Joaquim Zucule, administrador-executivo dos CFM, acrescenta a necessidade de consolidar a informatização de processos, acabando com despachos em papel nas fronteiras, para aumentar a eficiência na movimentação de pessoas e bens – não apenas na parte interna, mas na relação com as empresas de logística e transportes dos países vizinhos. O Porto da Beira, por exemplo, “apresenta sérios problemas de eficiência. À entrada no terminal de combustíveis, registam-se filas muito longas. Por isso, a meta, para já, é aumentar a capacidade de movimentação de combustíveis”, revelou.
Novos investimentos à vista
Estão previstos investimentos para a transformação do sector, mas é ‘ver para crer’, face ao histórico de promessas por cumprir. O administrador-executivo dos CFM promete informatização e formação de recursos humanos (maquinistas, revisores, chefes de estação, entre outros) para concretizar a modernização da empresa.
Paralelamente, os CFM pretendem criar rotas directas Maputo-Harare (Zimbabué), Maputo-Essuatíni, Maputo-África do Sul, Beira-Harare e Nacala-Maláui. “Para isso, já estamos a trabalhar com as nossas congéneres para a implementação, a curto prazo”, disse Joaquim Zucule.

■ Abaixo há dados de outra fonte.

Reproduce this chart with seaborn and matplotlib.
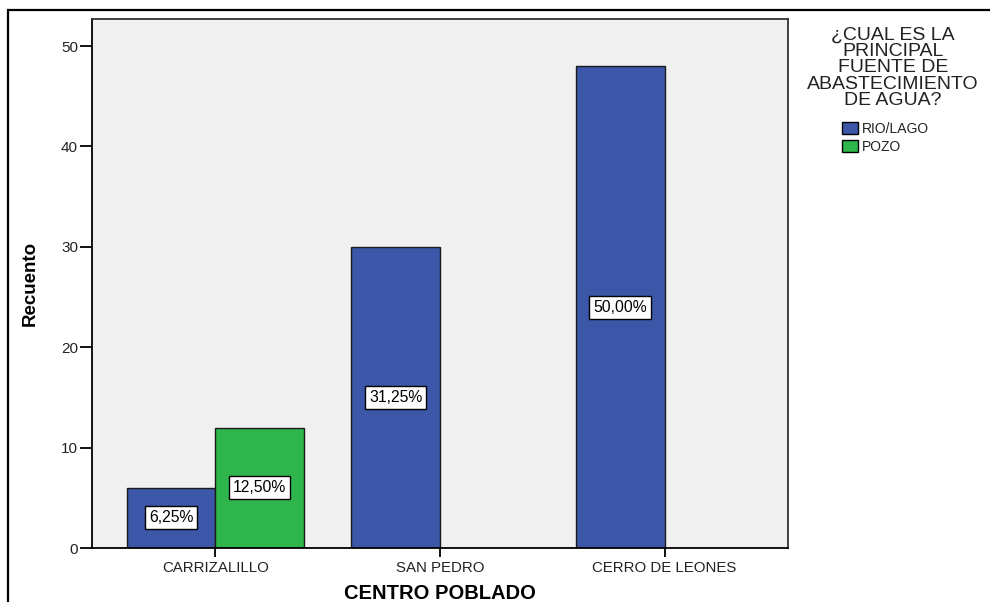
import numpy as np
import pandas as pd
import matplotlib
matplotlib.use("Agg")
import matplotlib.pyplot as plt
from matplotlib.patches import Rectangle, Patch
import seaborn as sns

# Counts of households by settlement and main water source
centros = ["CARRIZALILLO", "SAN PEDRO", "CERRO DE LEONES"]
fuentes = ["RIO/LAGO", "POZO"]
rio_lago = [6, 30, 48]
pozo = [12, 0, 0]
y_ticks = [0, 10, 20, 30, 40, 50]
titulo_leyenda = "¿CUAL ES LA\nPRINCIPAL\nFUENTE DE\nABASTECIMIENTO\nDE AGUA?"

colores = {"RIO/LAGO": "#3C56A8", "POZO": "#2EB54B"}

rows = []
for c, r, p in zip(centros, rio_lago, pozo):
    if r > 0:
        rows.append({"centro": c, "fuente": "RIO/LAGO", "n": r})
    if p > 0:
        rows.append({"centro": c, "fuente": "POZO", "n": p})
df = pd.DataFrame(rows)
total = sum(rio_lago) + sum(pozo)

sns.set_theme(style="white")
plt.rcParams["font.family"] = ["Liberation Sans", "DejaVu Sans"]

W, H = 990, 602
fig = plt.figure(figsize=(W / 100, H / 100), dpi=100)
fig.patch.set_facecolor("white")

# outer chart frame
fig.patches.append(Rectangle((8 / W, -0.1), 1.2, 1 - 10 / H + 0.1,
                             transform=fig.transFigure, fill=False,
                             edgecolor="black", linewidth=1.6, zorder=0))

left, right, top, bottom = 92, 788, 19, 548
ax = fig.add_axes([left / W, 1 - bottom / H, (right - left) / W, (bottom - top) / H])
ax.set_facecolor("#F0F0F0")

sns.barplot(data=df, x="centro", y="n", hue="fuente", order=centros,
            hue_order=fuentes, palette=colores, width=0.79, dodge=True,
            edgecolor="#1a1a1a", linewidth=1.0, saturation=1, errorbar=None,
            legend=False, ax=ax)

for cont in ax.containers:
    labels = [f"{b.get_height() / total * 100:.2f}%".replace(".", ",") for b in cont]
    ax.bar_label(cont, labels=labels, label_type="center", fontsize=11.3,
                 color="black",
                 bbox=dict(boxstyle="square,pad=0.25", fc="white", ec="black", lw=1.0))

ax.set_xlim(-0.55, 2.55)
ax.set_ylim(0, 52.7)
ax.set_yticks(y_ticks)
ax.set_yticklabels([str(t) for t in y_ticks])

for s in ax.spines.values():
    s.set_color("#333333")
    s.set_linewidth(1.3)
    s.set_visible(True)
ax.spines["left"].set_color("black")
ax.spines["bottom"].set_color("black")

ax.tick_params(axis="y", direction="out", length=9, width=1.3, color="black",
               labelsize=11, labelcolor="#222222", left=True, pad=1)
ax.tick_params(axis="x", direction="out", length=6.5, width=1.3, color="black",
               labelsize=10.8, labelcolor="#222222", bottom=True, pad=3)

ax.set_xlabel("CENTRO POBLADO", fontsize=14.5, fontweight="bold", labelpad=6,
              color="black")
ax.set_ylabel("Recuento", fontsize=13.5, fontweight="bold", labelpad=16,
              color="black")

# legend: centred multi-line title, then the two colour keys
fig.text(893 / W, 1 - 68 / H, titulo_leyenda, ha="center", va="center",
         multialignment="center", fontsize=14, linespacing=0.96,
         color="#222222")

handles = [Patch(facecolor=colores[f], edgecolor="black", linewidth=1.0) for f in fuentes]
leg = fig.legend(handles, fuentes, loc="upper left",
                 bbox_to_anchor=(842 / W, 1 - 122 / H),
                 frameon=False, fontsize=10,
                 handlelength=1.15, handleheight=1.0, handletextpad=0.3,
                 labelspacing=0.28, borderpad=0.0, borderaxespad=0.0)
for t in leg.get_texts():
    t.set_color("#222222")

fig.savefig("out.png", dpi=100)
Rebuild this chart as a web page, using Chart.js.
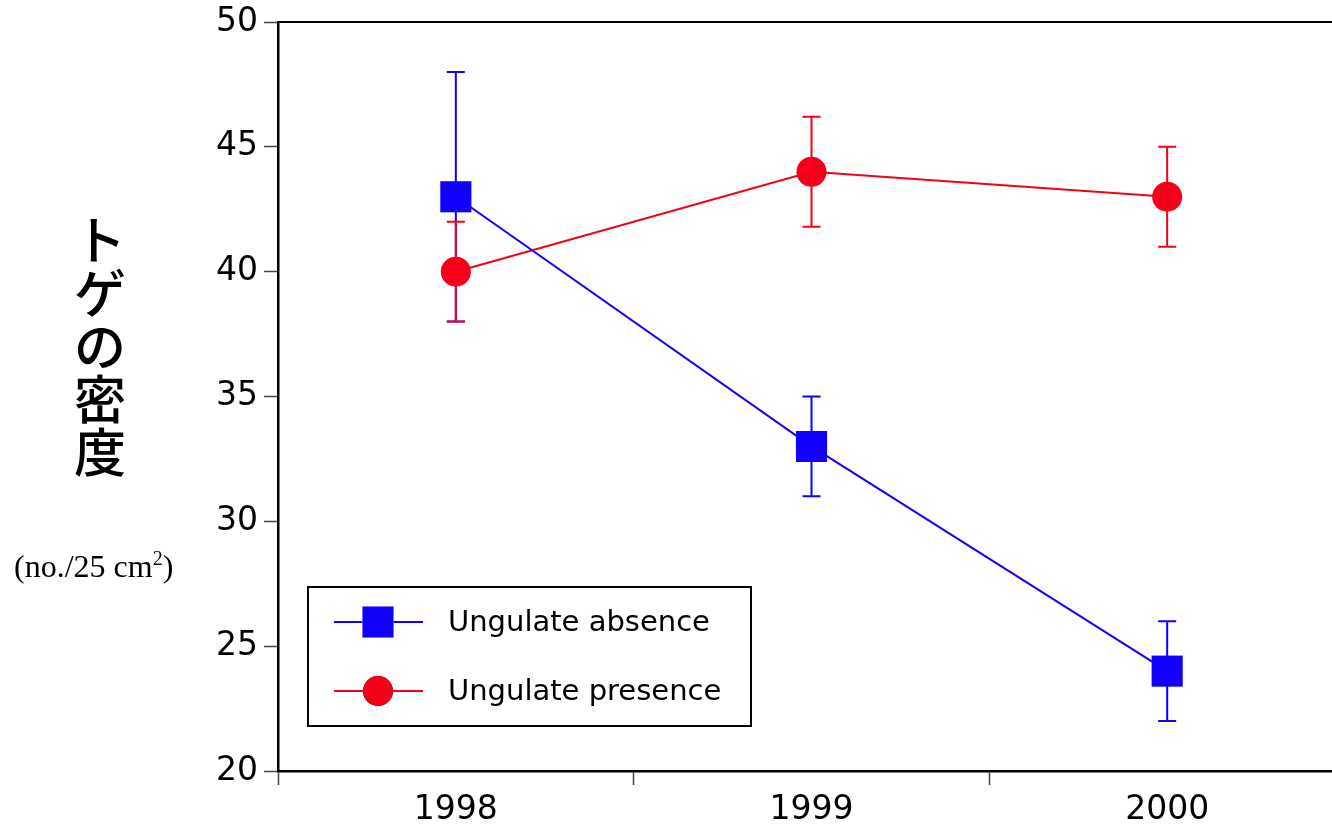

A meta é trazer divisas para o País, já que cerca de 80% da actividade ferroviária corresponde a volumes de carga que envolvem os países sem acesso ao mar. Assim, parte dessas divisas deve ser reinvestida na compra de locomotivas, por exemplo.
Zucule admite que o Porto de Nacala, apesar de ser novo, moderno e “gigante” ao nível da África Austral, enfrenta a concorrência dos investimentos que estão a ser feitos no porto de Lobito, em Angola. “Temos de estar preparados para, rapidamente, vender a nossa ambição e visão em relação ao porto de Nacala”.